A space is made up of many different components all of which contribute to the overall impression. Some key elements in planning and material selections are made early in the project so the earlier you bring your design partner on board, the better their chance to create a cohesive space. For base build items such as flooring for example, there may be a long lead time for delivery so selections are made early yet significantly impact overall colour and material choices. Likewise, size and location of windows can impact what is possible for window treatment choices made further down the track.
Be clear about what you’re looking for
An interior designer’s services may include space planning, material and finishes specifications, kitchen and bathroom design, custom joinery, furniture design and selection, window treatments and lighting. Qualifications, experience and business focus vary widely across the sector so ensure there is a good fit between what you want and what is on offer. Putting thought into your project at the start could save you time, stress and money later. What do you want to achieve from your interior design project? How does the space relate to other rooms in your house? What’s your budget and timeframe? One way of collating all your ideas is in a Design Brief. We’ve developed a handy guide “12 Top Tips for the Ideal Interior Design Brief” including the template we use for our clients, which you may find helpful. You can download it here.
Use your networks
Ask friends, family or work colleagues for recommendations. As well as physically looking at their revamped spaces, ask them about the process they went through with their designer. What was the relationship like?
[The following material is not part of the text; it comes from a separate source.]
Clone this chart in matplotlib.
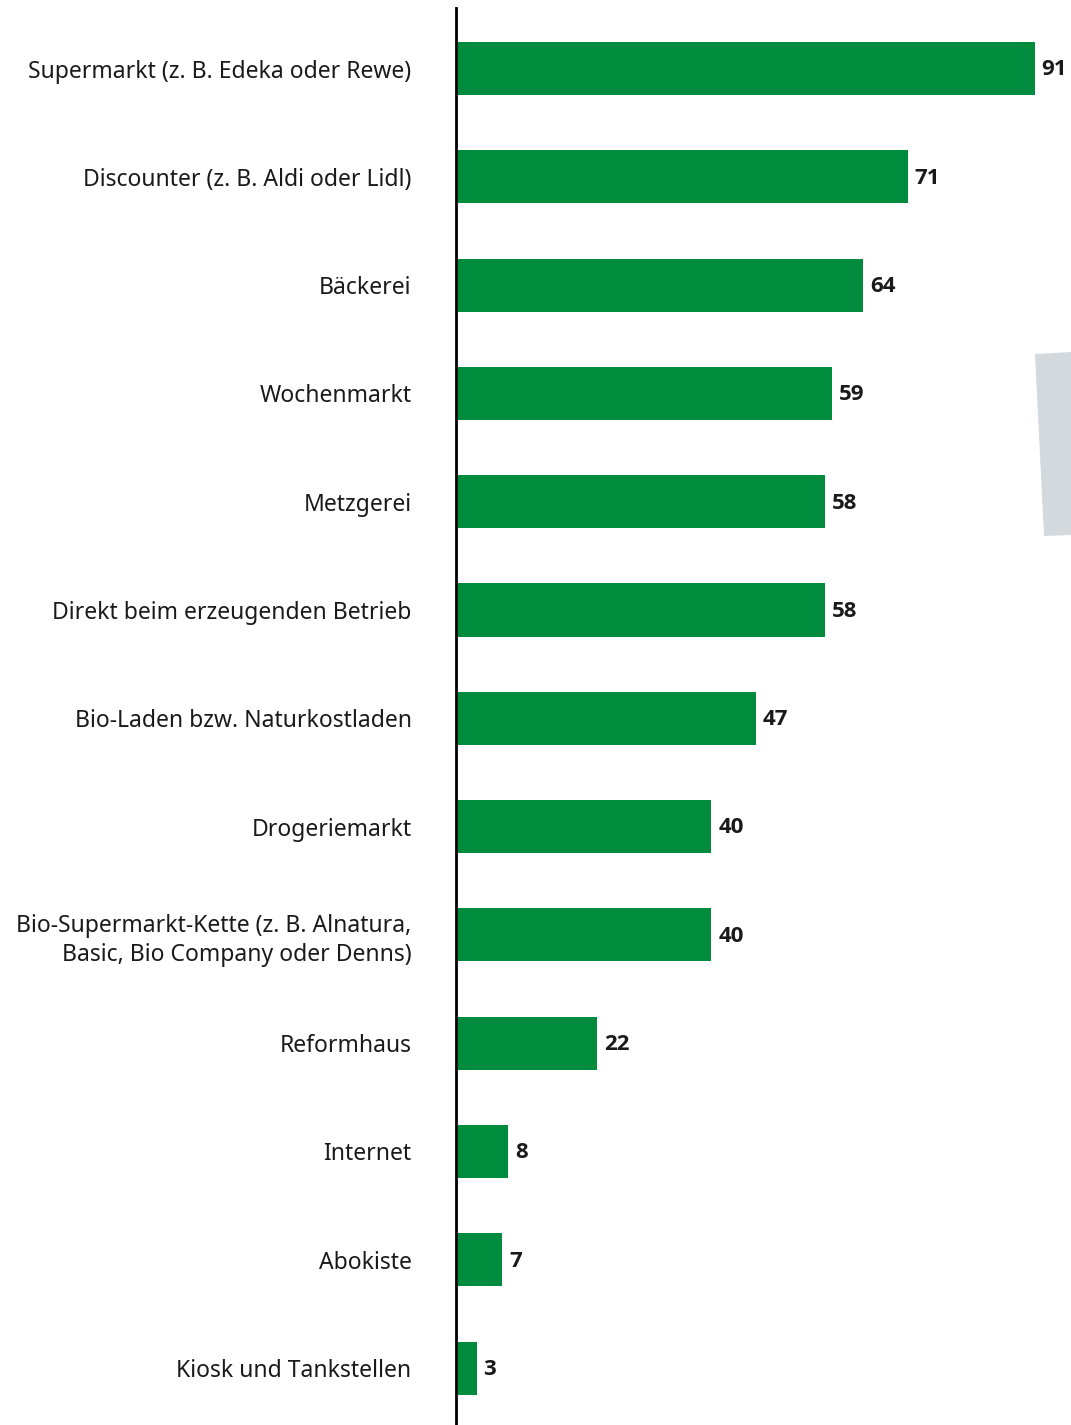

Did the designer listen to them or dictate their style on the project? Was the project completed on time, within budget and do they still love their space?
An online search for interior designers will provide you with plenty of choice. Being clear about what you are looking for in an interior designer will help you whittle down the options. Visit various interior designers’ websites, review their portfolios; do you like their work, is it varied or does every project seem to have a similar style? This is fine if it’s the style you’re looking for, not so good if it isn’t! What’s their background and experience, what do their clients say, are they professionally trained, are they members of any professional organisations? Also take a look at their social media presence to help you get an idea of what they are like and how they work. You’re likely to get a better feel for them as a person on social media, with candid shots of work in process and direct comments from the designer. By this stage, you should have a short-list of around 3-4 potential interior designers.
Get to know your prospective interior designer
We recommend you start with a phone call rather than email, this will speed up the process. Have your Design Brief handy so you are clear about what you want from your interior designer. And be honest about your expectations, timeframe and budget so that the interior designer has a genuine understanding of your project requirements. You’re going to be partners in this project so it’s important that you have a good working relationship.
Having done the background work and spoken to some designers you are likely to have a front runner. Visit them in their office environment and get a feel for how they work, do you actually like them?! Note how they approach the conversation, do they ask lots of questions, are they enthusiastic, engaged and genuinely interested in your ideas? If your face-to-face meeting confirms your choice, set up a time for them to visit the project’s space.
Your prospective interior design partner should now have everything they need to provide you with a written Project Proposal. Agree a date for submission of the proposal but don’t expect design ideas at this stage. The proposal should be broken down into the different stages of the design process and include fees at each stage. It should provide a “reverse brief”, summarising your designer’s understanding of your requirements and be clear about what they will deliver for you. Finally, when considering time, budget and quality you can realistically only have two. So please be wary of any interior designer who promises all three (tight timeframe, superior quality and low budget). You’re likely to be disappointed.
Trust, mutual respect and good communication is imperative for a positive result. The right interior designer will help you create a space that works well, looks great and makes you feel good for years to come.